**Goal:**
Leave out every picture, then transcribe the rest of the listing exactly.
::::::::
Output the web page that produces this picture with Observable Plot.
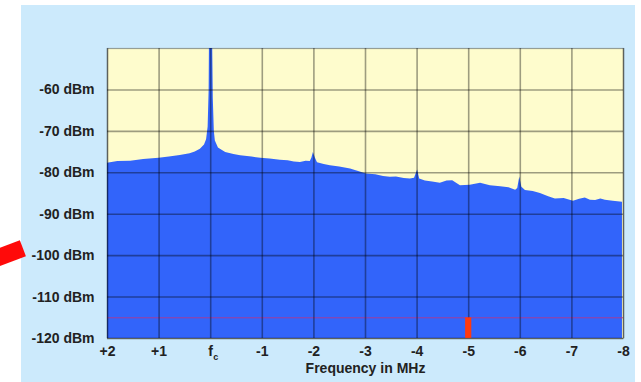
<!DOCTYPE html>
<html>
<head>
<meta charset="utf-8">
<script src="https://cdn.jsdelivr.net/npm/d3@7"></script>
<script src="https://cdn.jsdelivr.net/npm/@observablehq/plot@0.6"></script>
<style>
  html, body { margin: 0; padding: 0; background: #ffffff; }
  #wrap { position: relative; width: 641px; height: 382px; overflow: hidden; }
  #panel { position: absolute; left: 21px; top: 5px; width: 614px; height: 377px; background: #cceafc; }
  #chart { position: absolute; left: 0; top: 0; }
</style>
</head>
<body>
<div id="wrap"><div id="panel"></div><div id="chart"></div></div>
<script>
// Spectrum trace: frequency offset (MHz) and level (dBm)
const freqs = [2.0, 1.8, 1.55, 1.3, 1.0, 0.8, 0.59, 0.4, 0.3, 0.2, 0.12, 0.08, 0.05, 0.03, 0.02, -0.03, -0.05, -0.07, -0.09, -0.15, -0.29, -0.45, -0.58, -0.8, -0.97, -1.15, -1.35, -1.5, -1.62, -1.74, -1.85, -1.93, -1.96, -1.99, -2.03, -2.07, -2.2, -2.32, -2.5, -2.71, -2.85, -3.02, -3.2, -3.35, -3.48, -3.6, -3.75, -3.87, -3.95, -4.01, -4.05, -4.16, -4.3, -4.45, -4.58, -4.69, -4.84, -5.03, -5.23, -5.42, -5.62, -5.78, -5.91, -5.95, -5.99, -6.03, -6.1, -6.25, -6.39, -6.55, -6.68, -6.85, -7.03, -7.15, -7.26, -7.36, -7.46, -7.56, -7.65, -7.8, -7.98];
const levels = [-77.7, -77.3, -77.2, -76.8, -76.5, -76.2, -75.8, -75.4, -75.0, -74.3, -73.3, -72.0, -69, -60, -40, -40, -62, -70, -72.3, -74, -75.1, -75.6, -75.9, -76.2, -76.5, -76.7, -77.0, -77.1, -77.4, -77.5, -77.2, -77.3, -76.5, -75.1, -76.5, -77.6, -78.0, -78.3, -78.6, -79.1, -79.6, -80.3, -80.5, -80.9, -81.1, -81.0, -81.4, -81.5, -81.3, -79.3, -81.5, -82.0, -82.2, -82.5, -82.0, -81.9, -83.1, -83.0, -82.5, -83.1, -83.4, -83.6, -84.2, -83.8, -81.0, -83.5, -84.3, -84.5, -85.0, -85.8, -86.3, -86.2, -86.9, -86.4, -86.1, -86.6, -86.7, -86.3, -86.6, -86.9, -87.1];
const spectrum = freqs.map((f, i) => ({f, db: levels[i]}));

// Axis ticks
const xTicks = [2, 1, 0, -1, -2, -3, -4, -5, -6, -7, -8];
const yTicks = [-60, -70, -80, -90, -100, -110, -120];
const xTitle = "Frequency in MHz";

// Annotations
const noiseFloor = [-115];               // reference line level (dBm)
const markerFreq = [{f: -5, lo: -120, hi: -115}]; // red marker at -5 MHz
const pointer = [{x1: 4.4, y1: -101.8, x2: 3.64, y2: -98.2}]; // red pointer toward -100 dBm

const font = "'Liberation Sans', Arial, sans-serif";

const chart = Plot.plot({
  width: 641,
  height: 382,
  marginLeft: 107,
  marginRight: 18,
  marginTop: 48,
  marginBottom: 44,
  style: {background: "transparent", fontFamily: font, fontWeight: "bold", fontSize: "14px", color: "#222"},
  x: {domain: [2, -8], ticks: xTicks},
  y: {domain: [-120, -50], ticks: yTicks},
  marks: [
    Plot.frame({fill: "#fefccd"}),
    Plot.areaY(spectrum, {x: "f", y1: -120, y2: "db", fill: "#3264fa", clip: true}),
    Plot.ruleY(noiseFloor, {stroke: "#c8307a", strokeOpacity: 0.75, strokeWidth: 1}),
    Plot.gridX(xTicks, {stroke: "#000", strokeOpacity: 0.38, strokeWidth: 1.6}),
    Plot.gridY(yTicks, {stroke: "#000", strokeOpacity: 0.38, strokeWidth: 1.6}),
    Plot.rectY(markerFreq, {x1: d => d.f + 0.06, x2: d => d.f - 0.06, y1: "lo", y2: "hi", fill: "#ff3a10"}),
    Plot.frame({stroke: "#000", strokeOpacity: 0.35, strokeWidth: 1.2}),
    Plot.axisY(yTicks, {tickSize: 0, tickPadding: 13, tickFormat: d => `${d} dBm`, label: null, fontSize: 14, fontWeight: "bold", fill: "#222"}),
    Plot.axisX(xTicks, {tickSize: 0, tickPadding: 8, tickFormat: d => d > 0 ? `+${d}` : d === 0 ? "f" : `${d}`, label: null, fontSize: 14, fontWeight: "bold", fill: "#222"}),
    Plot.text([0], {x: d => d, frameAnchor: "bottom", dx: 5, dy: 21, text: () => "c", fontSize: 9, fontWeight: "bold", fill: "#222"}),
    Plot.text([xTitle], {frameAnchor: "bottom", dy: 34, text: d => d, fontSize: 14, fontWeight: "bold", fill: "#222"}),
    Plot.link(pointer, {x1: "x1", y1: "y1", x2: "x2", y2: "y2", stroke: "#ff0a0a", strokeWidth: 17, strokeLinecap: "butt", clip: false})
  ]
});
document.getElementById("chart").appendChild(chart);
</script>
</body>
</html>
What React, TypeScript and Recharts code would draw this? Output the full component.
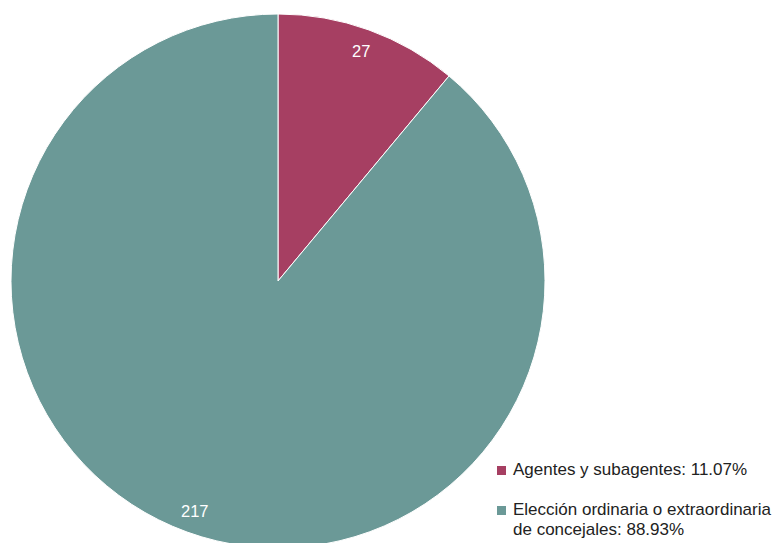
::::::::
**Output of the task:**
Output the web page that produces this picture with Observable Plot.
<!DOCTYPE html>
<html>
<head>
<meta charset="utf-8">
<script src="https://cdn.jsdelivr.net/npm/d3@7"></script>
<script src="https://cdn.jsdelivr.net/npm/@observablehq/plot@0.6"></script>
<style>
  html, body { margin: 0; padding: 0; background: #ffffff; }
  #wrap { position: relative; width: 641px; height: 382px; overflow: hidden; }
  #panel { position: absolute; left: 21px; top: 5px; width: 614px; height: 377px; background: #cceafc; }
  #chart { position: absolute; left: 0; top: 0; }
</style>
</head>
<body>
<div id="wrap"><div id="panel"></div><div id="chart"></div></div>
<script>
// Spectrum trace: frequency offset (MHz) and level (dBm)
const freqs = [2.0, 1.8, 1.55, 1.3, 1.0, 0.8, 0.59, 0.4, 0.3, 0.2, 0.12, 0.08, 0.05, 0.03, 0.02, -0.03, -0.05, -0.07, -0.09, -0.15, -0.29, -0.45, -0.58, -0.8, -0.97, -1.15, -1.35, -1.5, -1.62, -1.74, -1.85, -1.93, -1.96, -1.99, -2.03, -2.07, -2.2, -2.32, -2.5, -2.71, -2.85, -3.02, -3.2, -3.35, -3.48, -3.6, -3.75, -3.87, -3.95, -4.01, -4.05, -4.16, -4.3, -4.45, -4.58, -4.69, -4.84, -5.03, -5.23, -5.42, -5.62, -5.78, -5.91, -5.95, -5.99, -6.03, -6.1, -6.25, -6.39, -6.55, -6.68, -6.85, -7.03, -7.15, -7.26, -7.36, -7.46, -7.56, -7.65, -7.8, -7.98];
const levels = [-77.7, -77.3, -77.2, -76.8, -76.5, -76.2, -75.8, -75.4, -75.0, -74.3, -73.3, -72.0, -69, -60, -40, -40, -62, -70, -72.3, -74, -75.1, -75.6, -75.9, -76.2, -76.5, -76.7, -77.0, -77.1, -77.4, -77.5, -77.2, -77.3, -76.5, -75.1, -76.5, -77.6, -78.0, -78.3, -78.6, -79.1, -79.6, -80.3, -80.5, -80.9, -81.1, -81.0, -81.4, -81.5, -81.3, -79.3, -81.5, -82.0, -82.2, -82.5, -82.0, -81.9, -83.1, -83.0, -82.5, -83.1, -83.4, -83.6, -84.2, -83.8, -81.0, -83.5, -84.3, -84.5, -85.0, -85.8, -86.3, -86.2, -86.9, -86.4, -86.1, -86.6, -86.7, -86.3, -86.6, -86.9, -87.1];
const spectrum = freqs.map((f, i) => ({f, db: levels[i]}));

// Axis ticks
const xTicks = [2, 1, 0, -1, -2, -3, -4, -5, -6, -7, -8];
const yTicks = [-60, -70, -80, -90, -100, -110, -120];
const xTitle = "Frequency in MHz";

// Annotations
const noiseFloor = [-115];               // reference line level (dBm)
const markerFreq = [{f: -5, lo: -120, hi: -115}]; // red marker at -5 MHz
const pointer = [{x1: 4.4, y1: -101.8, x2: 3.64, y2: -98.2}]; // red pointer toward -100 dBm

const font = "'Liberation Sans', Arial, sans-serif";

const chart = Plot.plot({
  width: 641,
  height: 382,
  marginLeft: 107,
  marginRight: 18,
  marginTop: 48,
  marginBottom: 44,
  style: {background: "transparent", fontFamily: font, fontWeight: "bold", fontSize: "14px", color: "#222"},
  x: {domain: [2, -8], ticks: xTicks},
  y: {domain: [-120, -50], ticks: yTicks},
  marks: [
    Plot.frame({fill: "#fefccd"}),
    Plot.areaY(spectrum, {x: "f", y1: -120, y2: "db", fill: "#3264fa", clip: true}),
    Plot.ruleY(noiseFloor, {stroke: "#c8307a", strokeOpacity: 0.75, strokeWidth: 1}),
    Plot.gridX(xTicks, {stroke: "#000", strokeOpacity: 0.38, strokeWidth: 1.6}),
    Plot.gridY(yTicks, {stroke: "#000", strokeOpacity: 0.38, strokeWidth: 1.6}),
    Plot.rectY(markerFreq, {x1: d => d.f + 0.06, x2: d => d.f - 0.06, y1: "lo", y2: "hi", fill: "#ff3a10"}),
    Plot.frame({stroke: "#000", strokeOpacity: 0.35, strokeWidth: 1.2}),
    Plot.axisY(yTicks, {tickSize: 0, tickPadding: 13, tickFormat: d => `${d} dBm`, label: null, fontSize: 14, fontWeight: "bold", fill: "#222"}),
    Plot.axisX(xTicks, {tickSize: 0, tickPadding: 8, tickFormat: d => d > 0 ? `+${d}` : d === 0 ? "f" : `${d}`, label: null, fontSize: 14, fontWeight: "bold", fill: "#222"}),
    Plot.text([0], {x: d => d, frameAnchor: "bottom", dx: 5, dy: 21, text: () => "c", fontSize: 9, fontWeight: "bold", fill: "#222"}),
    Plot.text([xTitle], {frameAnchor: "bottom", dy: 34, text: d => d, fontSize: 14, fontWeight: "bold", fill: "#222"}),
    Plot.link(pointer, {x1: "x1", y1: "y1", x2: "x2", y2: "y2", stroke: "#ff0a0a", strokeWidth: 17, strokeLinecap: "butt", clip: false})
  ]
});
document.getElementById("chart").appendChild(chart);
</script>
</body>
</html>
What React, TypeScript and Recharts code would draw this? Output the full component.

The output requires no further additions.